Pow speculated that difficulties may lie in finding stories that resonate with both US and Chinese audiences: “China has its own stories and Hollywood has its own stories to tell”.
But speakers throughout the day mentioned other issues such as China’s censorship rules, more strictly enforced co-production requirements, and the fact that some of the projects being pitched by US producers for co-production are just not very good.
Despite the hurdles, it appears that US studios and indies alike continue to look for co-production projects that work. Warner Bros’ Beijing-based executive vice president, international, Richard Fox, said he was exploring “co-productions that can pass the test, because if you don’t do it right, it fails in both markets.
“We’re looking at [co-productions] and see it as something that will get better and more refined over time,” Fox said.
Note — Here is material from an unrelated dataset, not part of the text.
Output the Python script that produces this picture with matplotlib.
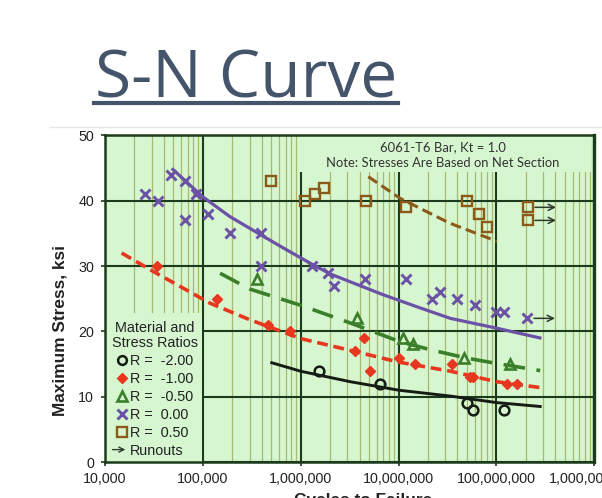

Panellists throughout the day also discussed why Chinese films are still not travelling overseas in great numbers. On a panel about global production, Leeding Media CEO David Lee observed that the top ten foreign-language movies of all time at the North American box office have grossed $400m, while Stephen Chow’s The Mermaid has grossed more than $500m at the China box office.
“One thing we’ve got to think about is the fact that American audiences are not used to reading subtitles in the way that other marketplaces are,” Lee said.
Speaking on the cooperation panel, China Film Association secretary Zhang Hong said China needs to figure out how to tell its own stories with a globally acceptable language. “Only [Zhang Yimou’s] Hero has been successful globally, while other films have not been well understood because they haven’t used the right language to express their stories.”
Zhang also observed that Chinese moviegoers are very young, while some Western markets have older audiences, so there may be also be a generational gap.
IM Global chief Stuart Ford, who handles Chinese movies through his Anthem division, said that overseas Chinese speakers are starting to come back to Chinese movies, thanks to their huge domestic box office and noise they make online, but many distributors are not “motivated or financially inclined to market them.”
Ford also said that the future of Chinese films reaching a larger audience probably doesn’t lie with theatrical box office. “Their real home will be digital platforms overseas where they will reach many more eyeballs,” Ford said. “The range of films that will generate box office success will get narrower, but the potential for the rest to really reach eyeballs will be through SVOD and TVOD platforms.”
Chinese filmmakers speaking on ‘The Art of Storytelling’ panel agreed that the desire to make international movies is there. “Of course, this is a dream for us to tell a good story and win acclaim from a global audience,” said director Kang Honglei.
Producer Ann An, founder of Desen International Media, said this is why co-productions are still necessary. “If we cannot go overseas, we can invite European and Hollywood directors to help us better interpret Chinese stories and culture for global audiences.”
The summit, held at CITIC Guoan’s Grand Epoch City complex outside Beijing, was hosted by CITIC Guoan, Dick Cook Studios, Film Carnival and Beijing Film Academy (BFA). Attendees included local and overseas industry and BFA students.
Overseas speakers also included Alfonso Cuaron, Paul Haggis, animation veteran Don Hahn (The Lion King), AMPAS president Cheryl Boone Isaacs and producers Hawk Koch, Bill Borden and Michael Nozik.